Thursday, October 6, 2016
The Scholar (1987)
The house for cancer children, in Minneapolis, Minnesota Chick Evens in 1987 was invited to visit, on behalf of a board member, wishing he’d do a chapbook for the children, to give them hope. He volunteered his time, and rights to the book. But as the project began, before it even got started you might say, it somewhat dimmed. Let me explain:
In 1981, Evens had published his first book, “The Other Door,” it would in thirty-years become a sought after book, a book that sold for $5.00, would be selling, for $125.000, First Edition, a collectable. Then he created six chapbooks of children’s tales, one called “The Tale of Willie the Humpback Whale” gave 500-free books to “Toys for Tots”, to this day 8, 000-books have been published, or printed. These books were created between 1982 and 1984. In 1985, he wrote a book on Child Safety that got a response from President Reagan, and the newspapers in the Twin Cities, Minnesota. He had worked during these years at Midway National Bank, and was devoted to the word.

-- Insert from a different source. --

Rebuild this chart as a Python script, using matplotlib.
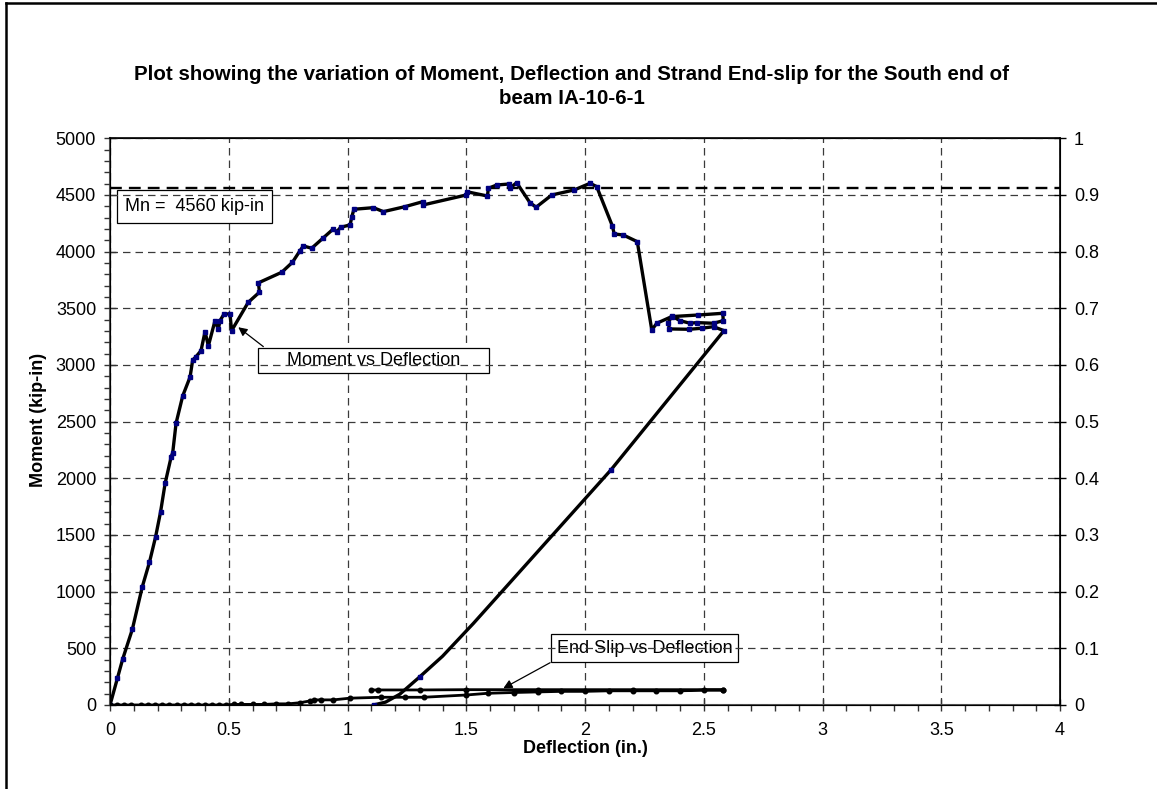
import matplotlib
matplotlib.use("Agg")
import matplotlib.pyplot as plt
from matplotlib.lines import Line2D
from matplotlib.ticker import MultipleLocator, FormatStrFormatter

plt.rcParams['font.family'] = ['Liberation Sans', 'DejaVu Sans']

# moment vs deflection (loading, then unloading to residual deflection)
defl_m = [0, 0.031, 0.053, 0.094, 0.136, 0.166, 0.192, 0.213, 0.232, 0.257,
          0.264, 0.278, 0.306, 0.337, 0.348, 0.362, 0.383, 0.400, 0.414, 0.442,
          0.456, 0.463, 0.480, 0.505, 0.512, 0.582, 0.629, 0.625, 0.723, 0.768,
          0.800, 0.814, 0.849, 0.896, 0.940, 0.955, 0.971, 1.011, 1.018, 1.027,
          1.109, 1.151, 1.242, 1.317, 1.318, 1.500, 1.502, 1.589, 1.593, 1.628,
          1.681, 1.684, 1.712, 1.768, 1.794, 1.860, 1.954, 2.021, 2.049, 2.115,
          2.123, 2.161, 2.220, 2.281, 2.302, 2.365, 2.477, 2.580, 2.582, 2.541,
          2.470, 2.442, 2.400, 2.365, 2.351, 2.355, 2.439, 2.491, 2.541, 2.585,
          2.109, 1.530, 1.400, 1.305, 1.220, 1.160, 1.110]
moment = [0, 235, 403, 668, 1044, 1259, 1485, 1706, 1956, 2186,
          2227, 2486, 2727, 2894, 3044, 3073, 3126, 3294, 3168, 3391,
          3315, 3391, 3450, 3450, 3303, 3553, 3642, 3725, 3818, 3906,
          4009, 4050, 4030, 4118, 4200, 4176, 4215, 4236, 4309, 4374,
          4388, 4353, 4397, 4441, 4412, 4500, 4529, 4491, 4559, 4588,
          4597, 4559, 4609, 4432, 4392, 4500, 4544, 4603, 4574, 4227,
          4156, 4147, 4088, 3309, 3368, 3427, 3441, 3456, 3391, 3368,
          3374, 3368, 3391, 3432, 3374, 3318, 3315, 3324, 3338, 3303,
          2074, 720, 430, 250, 95, 25, 0]
# points on the unloading branch that carry no marker in the original
unmarked = [81, 82, 84, 85]

# strand end slip vs deflection (right axis)
defl_s = [0.00, 0.03, 0.06, 0.09, 0.13, 0.16, 0.19, 0.22, 0.25, 0.28,
          0.31, 0.34, 0.37, 0.40, 0.43, 0.46, 0.49, 0.52, 0.55, 0.60,
          0.65, 0.70, 0.75, 0.80, 0.84, 0.86, 0.89, 0.94, 1.01, 1.14,
          1.24, 1.32, 1.50, 1.59, 1.70, 1.80, 1.90, 2.00, 2.10, 2.20,
          2.30, 2.40, 2.50, 2.58, 2.58, 2.20, 1.80, 1.50, 1.305, 1.13, 1.10]
slip = [0, 0, 0, 0, 0, 0, 0, 0, 0, 0,
        0, 0, 0, 0, 0, 0, 0, 0.001, 0.001, 0.001,
        0.001, 0.002, 0.002, 0.004, 0.007, 0.009, 0.009, 0.009, 0.012, 0.0136,
        0.0136, 0.0136, 0.0176, 0.0206, 0.022, 0.023, 0.024, 0.024, 0.025, 0.025,
        0.025, 0.025, 0.026, 0.026, 0.027, 0.027, 0.027, 0.027, 0.0265, 0.0265, 0.0265]

Mn = 4560

fig = plt.figure(figsize=(11.57, 7.89), dpi=100)
ax = fig.add_axes([0.0951, 0.1065, 0.8211, 0.7182])
ax2 = ax.twinx()

ax.set_xlim(0, 4)
ax.set_ylim(0, 5000)
ax2.set_ylim(0, 1)

ax.xaxis.set_major_locator(MultipleLocator(0.5))
ax.xaxis.set_minor_locator(MultipleLocator(0.1))
ax.yaxis.set_major_locator(MultipleLocator(500))
ax.yaxis.set_minor_locator(MultipleLocator(100))
ax2.yaxis.set_major_locator(MultipleLocator(0.1))
ax.xaxis.set_major_formatter(FormatStrFormatter('%g'))
ax2.yaxis.set_major_formatter(FormatStrFormatter('%g'))

ax.tick_params(which='major', direction='inout', length=8, width=1, labelsize=13, color='#333333')
ax.tick_params(which='minor', direction='out', length=4, width=1, color='#333333')
ax.tick_params(axis='y', which='major', pad=6)
ax.tick_params(axis='x', which='major', pad=8)
ax2.tick_params(which='major', direction='inout', length=8, width=1, labelsize=13, pad=6)

ax.grid(True, which='major', color='#3a3a3a', linestyle=(0, (6, 4)), linewidth=0.9)
ax.xaxis.set_zorder(0.5)
ax.yaxis.set_zorder(3.5)

for s in ['left', 'bottom']:
    ax.spines[s].set_color('#555555')
    ax.spines[s].set_linewidth(1.5)
for s in ['right', 'top']:
    ax2.spines[s].set_color('black')
    ax2.spines[s].set_linewidth(1.2)

ax.axhline(Mn, color='black', linestyle=(0, (5, 3)), linewidth=1.7, zorder=4)

marks = [i for i in range(len(defl_m)) if i not in unmarked]
ax.plot(defl_m, moment, color='black', linewidth=2.4, marker='s', markersize=3.4,
        markerfacecolor='#000080', markeredgecolor='#000080', markevery=marks, zorder=4)

ax2.plot(defl_s, slip, color='black', linewidth=2.0, marker='o', markersize=3.3,
         markerfacecolor='black', markeredgecolor='black')

def box(pad):
    return dict(boxstyle='square,pad=%g' % pad, facecolor='white', edgecolor='black', linewidth=0.9)

arrow = dict(arrowstyle='-|>', color='black', lw=0.9, mutation_scale=13, shrinkA=0, shrinkB=0)

ax.text(0.356, 4397, 'Mn =  4560 kip-in', fontsize=13, ha='center', va='center',
        bbox=box(0.45), zorder=3)

ax.text(1.11, 3042, '     Moment vs Deflection     ', fontsize=13, ha='center', va='center',
        bbox=box(0.22), zorder=3)
ax.annotate('', xy=(0.540, 3333), xytext=(0.6455, 3162), arrowprops=arrow, zorder=3)

ax.text(2.25, 500, 'End Slip vs Deflection', fontsize=13, ha='center', va='center',
        bbox=box(0.3), zorder=3)
ax.annotate('', xy=(1.656, 0.0295), xycoords=ax2.transData,
            xytext=(1.853, 373), textcoords='data', arrowprops=arrow, zorder=3)

fig.text(0.494, 0.8905,
         'Plot showing the variation of Moment, Deflection and Strand End-slip for the South end of\nbeam IA-10-6-1',
         ha='center', va='center', fontsize=14.8, fontweight='bold', linespacing=1.33)
fig.text(0.033, 0.468, 'Moment (kip-in)', rotation=90, ha='center', va='center',
         fontsize=13, fontweight='bold')
fig.text(0.5056, 0.051, 'Deflection (in.)', ha='center', va='center',
         fontsize=13, fontweight='bold')

# outer frame (left and top edges visible in the original crop)
fig.add_artist(Line2D([0.0049, 0.0049], [0, 0.9966], color='black', linewidth=1.8,
                      transform=fig.transFigure))
fig.add_artist(Line2D([0.0049, 1], [0.9966, 0.9966], color='black', linewidth=1.8,
                      transform=fig.transFigure))

fig.savefig('out.png', dpi=100)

Now dear reader, we must backtrack to 1987, where the board member, a woman in her mid-40’s had asked Mr. Evens to visit the cancer home for children, to which he did, and talked too many of the children. Thereafter, upon agreeing to do the work, and working out a draft of a short tale with drawings and all, Evens being a fairly good artist, he was invited by that same board member to attend a showing and lecture on the Children’s Home that was sponsored by an international fast food chain (one we all know of course). During this visit, sitting and watching the movie, with perhaps twenty-five other guests, two young employees by the firm sat behind him, asking many questions, boisterously, meaningless jargon and nearly giggling, telling him how they felt the chapbook should go after learning Evens was the invitee or the person whom was to work with them in this project: whom was tasked to do the job, saying it needed to be this way, and that way, and not Evens’ way, and endlessly cutting his ideas to shreds, but having no creative ideas of their own. Then Mr. Evens simply said, “Why are you people asking me to do something when you already know what you want, and evidently, it isn’t anything I’m producing, thus, you don’t need me!”

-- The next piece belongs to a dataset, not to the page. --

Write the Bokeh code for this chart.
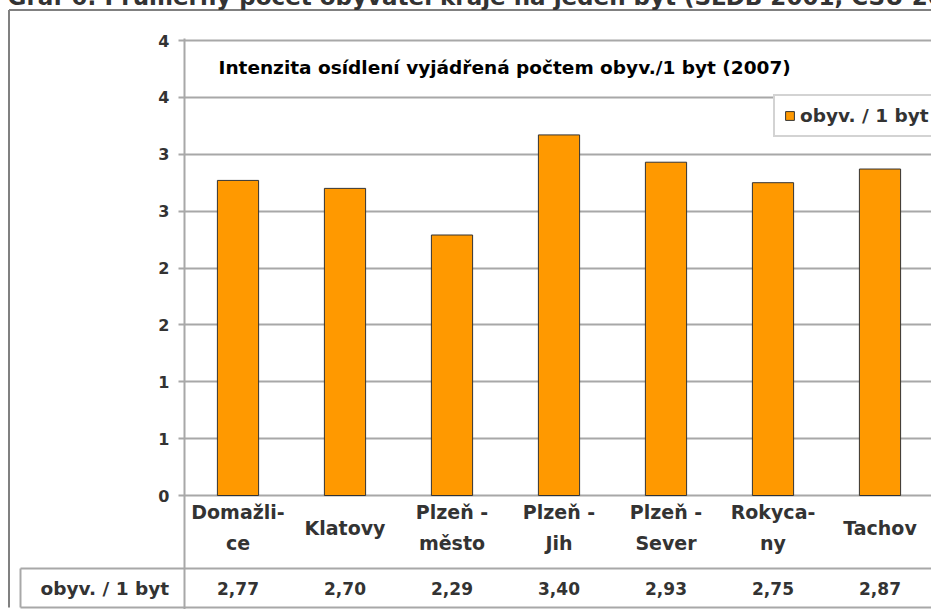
from bokeh.plotting import figure
from bokeh.models import ColumnDataSource, FixedTicker, Legend, LegendItem, Range1d
from bokeh.core.properties import value
from bokeh.embed import file_html
from bokeh.resources import INLINE

# ---------------- data ----------------
page_title = "Graf 6: Průměrný počet obyvatel kraje na jeden byt (SLDB 2001, ČSÚ 2007)"
chart_title = "Intenzita osídlení vyjádřená počtem obyv./1 byt (2007)"
series_name = "obyv. / 1 byt"
categories = ["Domažli-\nce", "Klatovy", "Plzeň -\nměsto", "Plzeň -\nJih",
              "Plzeň -\nSever", "Rokyca-\nny", "Tachov"]
bar_values = [2.77, 2.70, 2.29, 3.17, 2.93, 2.75, 2.87]          # bar heights as drawn
table_labels = ["2,77", "2,70", "2,29", "3,40", "2,93", "2,75", "2,87"]  # data-table row
y_ticks = [0, 0.5, 1, 1.5, 2, 2.5, 3, 3.5, 4]
y_tick_labels = ["0", "1", "1", "2", "2", "3", "3", "4", "4"]

# ---------------- layout constants (pixels, canvas = page) ----------------
W, H = 931, 609
FRAME_L, FRAME_T = 184, 38
Y0 = 495            # pixel y of value 0
PPU = 113.75        # pixels per unit on y
CAT_W = 107         # pixels per category

FONT = value("DejaVu Sans")
TXT = "#333333"
GRID = "#A8A8A8"
BORDER = "#808080"
ORANGE = "#FF9900"


def dx(px):
    return (px - FRAME_L) / CAT_W


def dy(py):
    return (Y0 - py) / PPU


p = figure(width=W, height=H,
           x_range=Range1d(0, dx(W)),
           y_range=Range1d(dy(H), dy(FRAME_T)),
           output_backend="svg", toolbar_location=None,
           x_axis_location=None, title=None,
           min_border_left=FRAME_L, min_border_top=FRAME_T,
           min_border_right=0, min_border_bottom=0)
p.outline_line_color = None
p.background_fill_color = "white"
p.border_fill_color = "white"

# y axis
ticker = FixedTicker(ticks=y_ticks)
p.yaxis.ticker = ticker
p.yaxis.major_label_overrides = {t: l for t, l in zip(y_ticks, y_tick_labels)}
p.yaxis.axis_line_color = GRID
p.yaxis.axis_line_width = 2
p.yaxis.major_tick_line_color = GRID
p.yaxis.major_tick_line_width = 2
p.yaxis.major_tick_out = 6
p.yaxis.major_tick_in = 0
p.yaxis.minor_tick_line_color = None
p.yaxis.major_label_standoff = 9
p.yaxis.major_label_text_font = "DejaVu Sans"
p.yaxis.major_label_text_font_style = "bold"
p.yaxis.major_label_text_font_size = "16px"
p.yaxis.major_label_text_color = TXT

p.ygrid.ticker = ticker
p.ygrid.grid_line_color = GRID
p.ygrid.grid_line_width = 2
p.xgrid.visible = False

# bars
x_centers = [i + 0.5 for i in range(len(categories))]
src = ColumnDataSource(dict(x=x_centers, top=bar_values, cat=categories, lab=table_labels))
bars = p.vbar(x="x", top="top", bottom=0, width=0.385, source=src,
              fill_color=ORANGE, line_color="#333333", line_width=1)

# chart title inside plot area
p.text(x=[dx(218)], y=[dy(67)], text=[chart_title], text_font=FONT,
       text_font_style="bold", text_font_size="18.5px", text_color="black",
       text_align="left", text_baseline="middle")

# legend
legend = Legend(items=[LegendItem(label=series_name, renderers=[bars])],
                location=(773 - FRAME_L, H - 137), orientation="vertical",
                border_line_color=GRID, border_line_width=2,
                background_fill_color="white", background_fill_alpha=1,
                padding=9, margin=0, spacing=0,
                glyph_width=11, glyph_height=11, label_standoff=5,
                label_text_font="DejaVu Sans", label_text_font_style="bold",
                label_text_font_size="18.5px", label_text_color=TXT)
p.add_layout(legend)

# data table: category names and values
p.text(x="x", y=dy(527), text="cat", source=src, text_font=FONT,
       text_font_style="bold", text_font_size="19px", text_color=TXT,
       text_align="center", text_baseline="middle", text_line_height=1.45)
p.text(x="x", y=dy(588), text="lab", source=src, text_font=FONT,
       text_font_style="bold", text_font_size="17px", text_color=TXT,
       text_align="center", text_baseline="middle")

# table rules and outer chart border (outside the frame -> overlay level)
right = dx(W + 20)
xs = [[dx(20), right], [dx(20), right], [dx(20), dx(20)],
      [dx(8.5), dx(8.5)], [dx(8.5), right]]
ys = [[dy(568), dy(568)], [dy(607), dy(607)], [dy(568), dy(607)],
      [dy(9.5), dy(607)], [dy(9.5), dy(9.5)]]
cols = [GRID, GRID, GRID, BORDER, BORDER]
p.multi_line(xs=xs, ys=ys, line_color=cols, line_width=2, level="overlay")

# table key cell
p.scatter(x=[dx(31.5)], y=[dy(587.5)], marker="square", size=11,
          fill_color=ORANGE, line_color="#333333", line_width=1, level="overlay")
p.text(x=[dx(40)], y=[dy(588)], text=[series_name], text_font=FONT,
       text_font_style="bold", text_font_size="18.5px", text_color=TXT,
       text_align="left", text_baseline="middle", level="overlay")

# page caption (cut off at the top of the page, as in the source)
p.text(x=[dx(7)], y=[dy(9.5)], text=[page_title], text_font=FONT,
       text_font_style="bold", text_font_size="23px", text_color=TXT,
       text_align="left", text_baseline="bottom", level="overlay")

open("out.html", "w").write(file_html(p, INLINE))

Of course, that was the point. Evens had told them he had created a book of hope, by creating an image of a turtle, having seen the children and their interest in cartoons, and to drive the message of hope, not giving up, feeling this had richness to its surface. But these young men took insult to everything he said. Consequently, Evens told them to get out of his way, and he got up and walked out. Presupposing he’d not want to work with such berry pickers—
The following week, he had met the board member, and she asked what took place, hearing he had left. And he explained to her the story, and she said she’d bring it up to the board. But, Evens simply said, “They’ll look for a weakness in everything he does, to get control, and he didn’t want, nor had the time to accommodate that.” He knew those two did not have the ability to heal with words, or art, they were political machines— ambitious at the expense of the children: those who never have hurt, live without out that knowledge of how to heal.